Work instructions> Write out the full listing exactly as given, minus the images.
● ● ● ● ●
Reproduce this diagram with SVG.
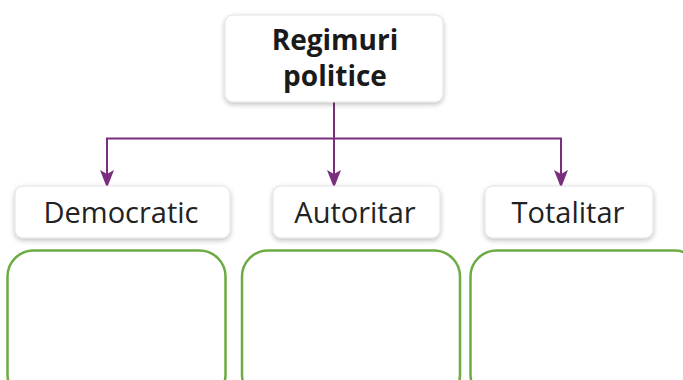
<svg xmlns="http://www.w3.org/2000/svg" width="683" height="380" viewBox="0 0 683 380">
<style>
.box{fill:#ffffff;stroke:#e2e2e2;stroke-width:1;filter:url(#sh)}
.lbl{font-family:"Open Sans","Noto Sans",sans-serif;font-size:29px;fill:#222222;text-anchor:middle}
.ttl{font-family:"Open Sans","Noto Sans",sans-serif;font-size:28px;font-weight:bold;fill:#1a1a1a;text-anchor:middle}
.gbox{fill:none;stroke:#6cab43;stroke-width:2.5}
.con{fill:none;stroke:#7a2e7e;stroke-width:2}
</style>
<defs>
<filter id="sh" x="-10%" y="-20%" width="120%" height="150%">
<feDropShadow dx="0" dy="2" stdDeviation="2.5" flood-color="#000000" flood-opacity="0.25"/>
</filter>
<marker id="ar" markerWidth="18" markerHeight="14" refX="17" refY="7" orient="auto-start-reverse" markerUnits="userSpaceOnUse" viewBox="0 0 18 14">
<path d="M0,0 L4,7 L0,14 L18,7 Z" fill="#7a2e7e"/>
</marker>
</defs>
<rect width="683" height="380" fill="#ffffff"/>
<g id="connectors">
<line class="con" x1="334" y1="102" x2="334" y2="187" marker-end="url(#ar)"/>
<polyline class="con" points="107,187 107,138.5 561,138.5 561,187" marker-start="url(#ar)" marker-end="url(#ar)"/>
</g>
<g id="node-regimuri">
<rect class="box" x="225" y="15" width="218" height="87" rx="8"/>
<text class="ttl" x="335" y="50">Regimuri</text>
<text class="ttl" x="335" y="86">politice</text>
</g>
<g id="node-democratic">
<rect class="box" x="15" y="186" width="215" height="52" rx="8"/>
<text class="lbl" x="121" y="223">Democratic</text>
</g>
<g id="node-autoritar">
<rect class="box" x="273" y="186" width="167" height="52" rx="8"/>
<text class="lbl" x="355" y="223">Autoritar</text>
</g>
<g id="node-totalitar">
<rect class="box" x="485" y="186" width="168" height="52" rx="8"/>
<text class="lbl" x="568" y="223">Totalitar</text>
</g>
<g id="box-1"><rect class="gbox" x="7.5" y="250.5" width="218" height="150" rx="26"/></g>
<g id="box-2"><rect class="gbox" x="242" y="250.5" width="218" height="150" rx="26"/></g>
<g id="box-3"><rect class="gbox" x="470.5" y="250.5" width="230" height="150" rx="26"/></g>
</svg>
● ● ● ● ●
Finished exercise>
Reproduce this diagram with SVG.
<svg xmlns="http://www.w3.org/2000/svg" width="683" height="380" viewBox="0 0 683 380">
<style>
.box{fill:#ffffff;stroke:#e2e2e2;stroke-width:1;filter:url(#sh)}
.lbl{font-family:"Open Sans","Noto Sans",sans-serif;font-size:29px;fill:#222222;text-anchor:middle}
.ttl{font-family:"Open Sans","Noto Sans",sans-serif;font-size:28px;font-weight:bold;fill:#1a1a1a;text-anchor:middle}
.gbox{fill:none;stroke:#6cab43;stroke-width:2.5}
.con{fill:none;stroke:#7a2e7e;stroke-width:2}
</style>
<defs>
<filter id="sh" x="-10%" y="-20%" width="120%" height="150%">
<feDropShadow dx="0" dy="2" stdDeviation="2.5" flood-color="#000000" flood-opacity="0.25"/>
</filter>
<marker id="ar" markerWidth="18" markerHeight="14" refX="17" refY="7" orient="auto-start-reverse" markerUnits="userSpaceOnUse" viewBox="0 0 18 14">
<path d="M0,0 L4,7 L0,14 L18,7 Z" fill="#7a2e7e"/>
</marker>
</defs>
<rect width="683" height="380" fill="#ffffff"/>
<g id="connectors">
<line class="con" x1="334" y1="102" x2="334" y2="187" marker-end="url(#ar)"/>
<polyline class="con" points="107,187 107,138.5 561,138.5 561,187" marker-start="url(#ar)" marker-end="url(#ar)"/>
</g>
<g id="node-regimuri">
<rect class="box" x="225" y="15" width="218" height="87" rx="8"/>
<text class="ttl" x="335" y="50">Regimuri</text>
<text class="ttl" x="335" y="86">politice</text>
</g>
<g id="node-democratic">
<rect class="box" x="15" y="186" width="215" height="52" rx="8"/>
<text class="lbl" x="121" y="223">Democratic</text>
</g>
<g id="node-autoritar">
<rect class="box" x="273" y="186" width="167" height="52" rx="8"/>
<text class="lbl" x="355" y="223">Autoritar</text>
</g>
<g id="node-totalitar">
<rect class="box" x="485" y="186" width="168" height="52" rx="8"/>
<text class="lbl" x="568" y="223">Totalitar</text>
</g>
<g id="box-1"><rect class="gbox" x="7.5" y="250.5" width="218" height="150" rx="26"/></g>
<g id="box-2"><rect class="gbox" x="242" y="250.5" width="218" height="150" rx="26"/></g>
<g id="box-3"><rect class="gbox" x="470.5" y="250.5" width="230" height="150" rx="26"/></g>
</svg>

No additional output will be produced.